Against them, though, are ranged the massed ranks of Britain’s newspaper industry, the Prime Minister, and a large majority of Tory MPs, who insist that Britain’s tradition of a completely unregulated press has broadly served us well, over the last three centuries. Some of their arguments have real historic force; but when the chips are down, many of them seem to be arguing that in the matter of press regulation, there are only two choices – either to leave the press strictly alone to run its own affairs, or to have what they call “state control”.

This kind of stark binary argument about policy choices has become increasingly popular on the political right over the last few decades; faced with an apparent choice between “freedom” and “state control”, most people will naturally choose “freedom”. And it has to be said that the eagerness to implement Leveson’s recommendations shown by some politicians – including Scotland’s First Minister, Alex Salmond – hardly adds to the attractiveness of the proposals; the First Minister himself only narrowly escapes serious censure by Leveson over his relationship with Rupert Murdoch’s News International empire.

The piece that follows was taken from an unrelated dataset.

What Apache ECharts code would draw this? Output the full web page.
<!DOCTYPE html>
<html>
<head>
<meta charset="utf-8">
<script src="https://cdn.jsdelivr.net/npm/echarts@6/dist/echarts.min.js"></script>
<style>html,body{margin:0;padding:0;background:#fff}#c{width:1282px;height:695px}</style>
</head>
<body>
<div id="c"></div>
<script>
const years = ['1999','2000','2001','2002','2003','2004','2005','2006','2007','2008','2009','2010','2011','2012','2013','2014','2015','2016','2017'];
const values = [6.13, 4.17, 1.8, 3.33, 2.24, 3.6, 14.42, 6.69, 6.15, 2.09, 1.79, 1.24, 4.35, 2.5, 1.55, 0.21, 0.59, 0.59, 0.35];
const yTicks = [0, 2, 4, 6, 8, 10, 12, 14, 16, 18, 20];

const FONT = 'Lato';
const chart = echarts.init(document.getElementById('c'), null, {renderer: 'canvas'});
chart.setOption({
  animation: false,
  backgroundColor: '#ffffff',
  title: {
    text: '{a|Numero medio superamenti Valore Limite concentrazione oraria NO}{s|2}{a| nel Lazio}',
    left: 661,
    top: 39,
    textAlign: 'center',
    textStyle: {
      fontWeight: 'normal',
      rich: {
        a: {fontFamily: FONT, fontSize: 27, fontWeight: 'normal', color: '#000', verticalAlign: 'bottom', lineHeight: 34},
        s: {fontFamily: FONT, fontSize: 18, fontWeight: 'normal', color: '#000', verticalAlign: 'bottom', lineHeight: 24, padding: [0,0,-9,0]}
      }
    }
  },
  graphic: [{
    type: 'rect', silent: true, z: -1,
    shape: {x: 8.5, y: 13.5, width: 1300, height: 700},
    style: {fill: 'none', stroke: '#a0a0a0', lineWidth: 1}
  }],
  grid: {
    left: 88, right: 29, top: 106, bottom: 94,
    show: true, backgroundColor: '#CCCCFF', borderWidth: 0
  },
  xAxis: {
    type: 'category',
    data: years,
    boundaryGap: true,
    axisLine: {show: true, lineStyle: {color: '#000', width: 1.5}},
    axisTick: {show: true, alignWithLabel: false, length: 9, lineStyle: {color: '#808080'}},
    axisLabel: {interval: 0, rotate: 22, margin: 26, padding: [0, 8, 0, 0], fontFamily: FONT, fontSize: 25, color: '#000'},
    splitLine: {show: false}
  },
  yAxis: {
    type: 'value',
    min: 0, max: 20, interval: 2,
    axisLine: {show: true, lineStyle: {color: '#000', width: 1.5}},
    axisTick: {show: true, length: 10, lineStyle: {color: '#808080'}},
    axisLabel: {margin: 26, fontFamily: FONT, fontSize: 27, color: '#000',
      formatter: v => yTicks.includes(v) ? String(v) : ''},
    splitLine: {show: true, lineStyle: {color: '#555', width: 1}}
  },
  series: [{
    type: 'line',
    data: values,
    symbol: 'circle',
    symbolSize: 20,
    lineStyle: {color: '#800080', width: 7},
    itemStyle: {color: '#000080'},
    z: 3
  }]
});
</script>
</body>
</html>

Yet if we accept the argument of Leveson’s critics, and concede that there is no means of effectively regulating the press without dictatorial “state control”, then we are effectively writing ourselves, as free citizens, out of the picture. First, we are accepting that the civil society organisations to which we belong – churches, or trade unions, or community groups – can have no real way of contributing to the proper regulation of big economic actors in our society. And secondly, we are accepting the pre-Enlightenment argument that the governments we elect, through our democratic institutions, are not our representatives but our enemy; and that they have no legitimate place – even at a substantial arms’ length – in setting the rules under which this uniquely influential industry operates.

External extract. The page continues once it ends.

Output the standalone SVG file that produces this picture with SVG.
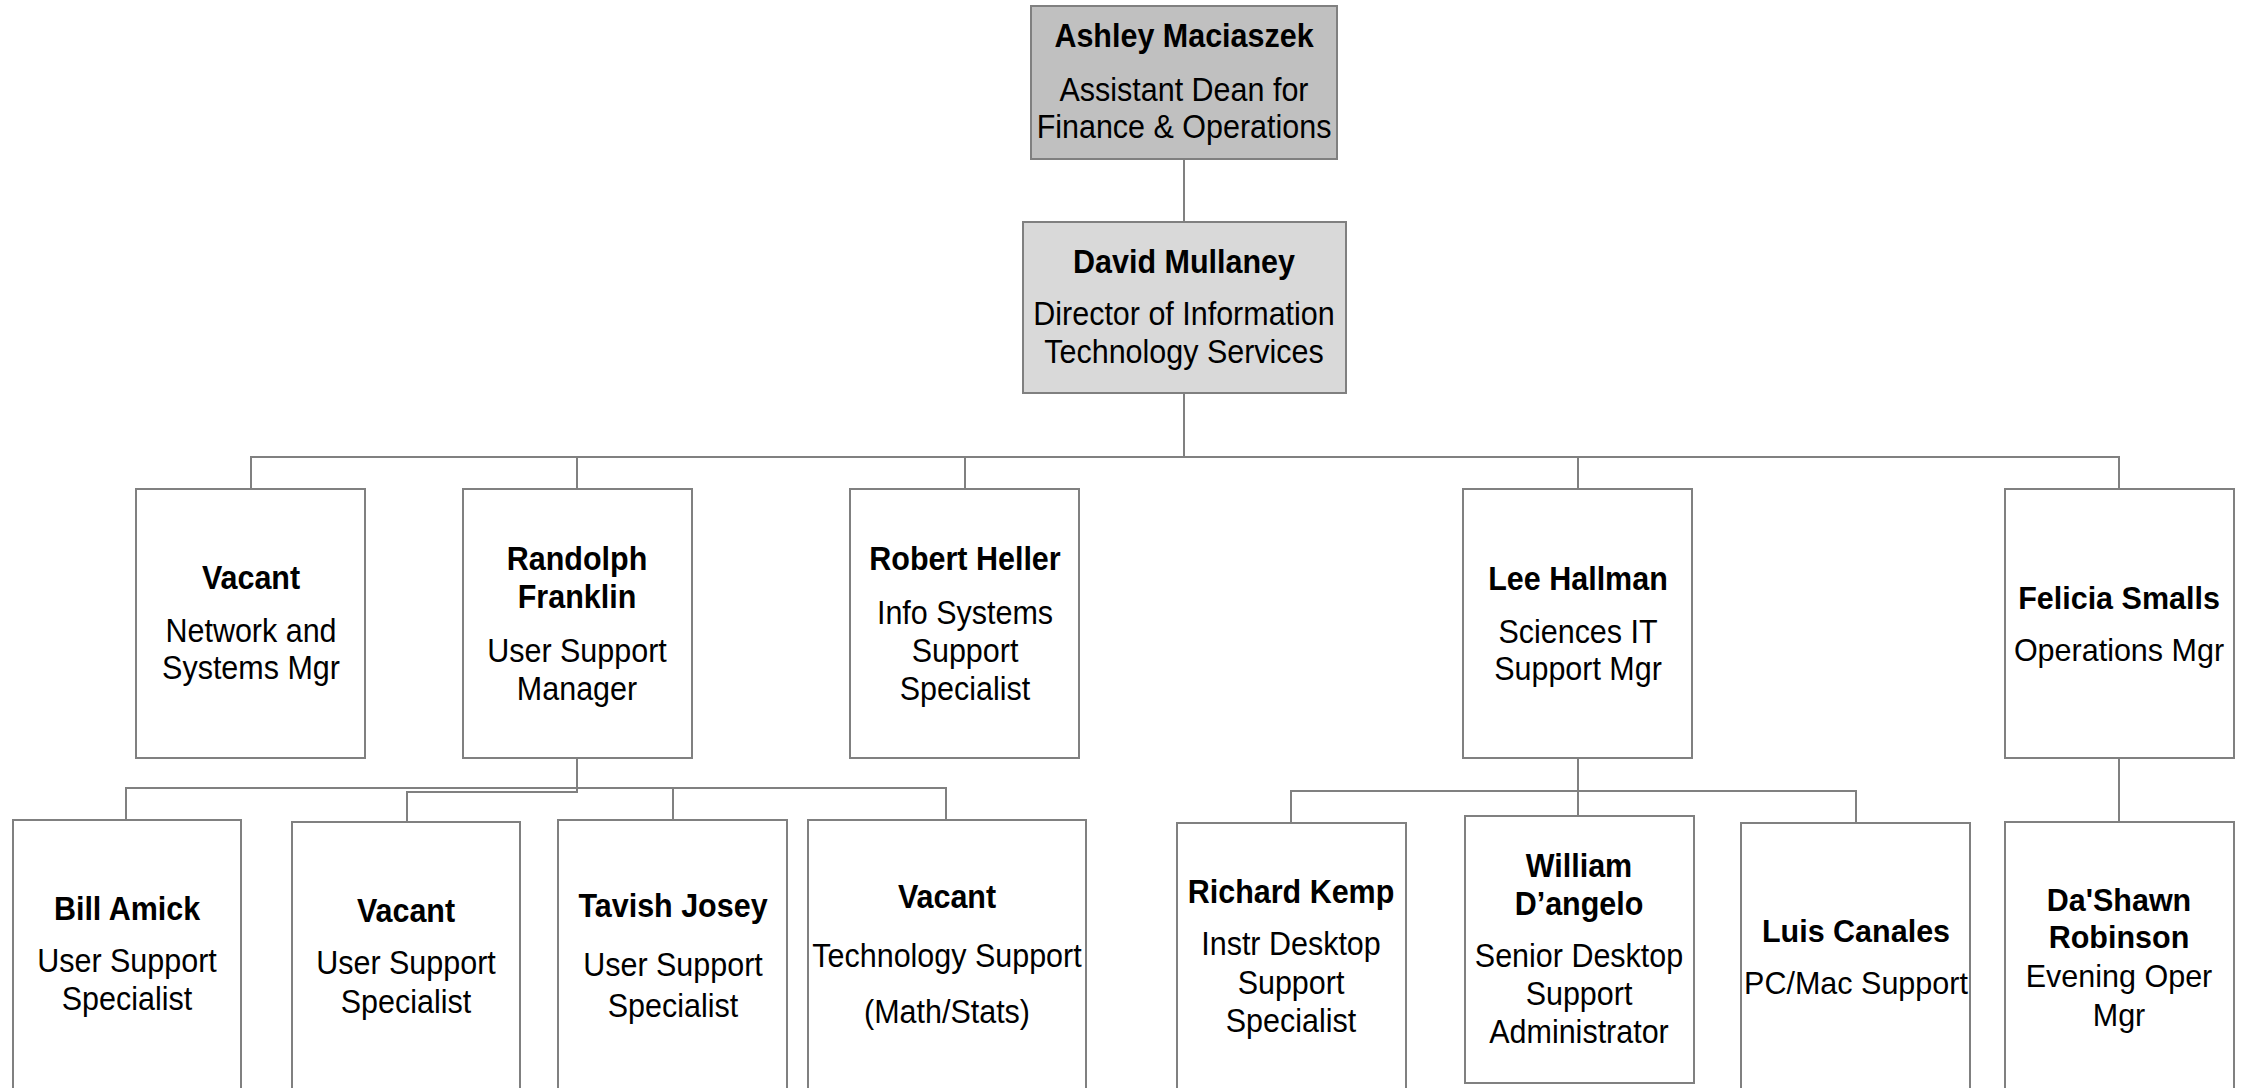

Now of course, given the many spectacular failures of the current generation of politicians, it is easy enough – in every area from banking regulation to arts policy – to make this case against politics. Yet it becomes increasingly obvious that the development of a genuinely free and democratic society requires a dynamic partnership among all the main social actors; among businesses which accept their social responsibilities; among politicians who draw inspiration and legitimacy from strong links with civil society; and among citizens who are strengthened in their civic activism by the knowledge that their voices will be heard and taken seriously, and that they have effective allies in formal politics.

In supporting the Leveson recommendations – and a press regulation body on the model of the new Press Council of Ireland – Alex Salmond, therefore, seems to be gambling on the idea that Scotland is still more like that kind of society: a society in which people will trust government to enact the statute and then stand back from direct interference, and in which civil society will weigh in to the process, to make sure that the new regulatory body works well, and guarantees press freedoms.

Yet in an age when the print media are surviving on the very edge of extinction, it seems to me that all bets are off. The pressures on journalists, editors and proprietors are immense; and Scottish civic institutions – once closely united in the drive for devolution – are now deeply divided over independence. In these circumstances, it may be as difficult to make a Leveson-type solution work in Scotland, as it is at Westminster.

What is clear, though, is that if we make the attempt – perhaps with some adjustment of the model, to give absolute guarantees of freedom from government interference – we will at least be honouring a long tradition, here in Scotland, of effort to include civil society voices in major areas of public life. We will be making a statement about the kind of society we want to be, in or out of the United Kingdom. And we will be reaffirming that it’s only through the relationship between a free and dynamic civil society, and a responsive and truly representative government, that we can guarantee real freedom to all citizens; along with the kind of protection from abuse for which the Dowlers, the McCanns, and other victims have begged, and which we must now act to provide, and to guarantee.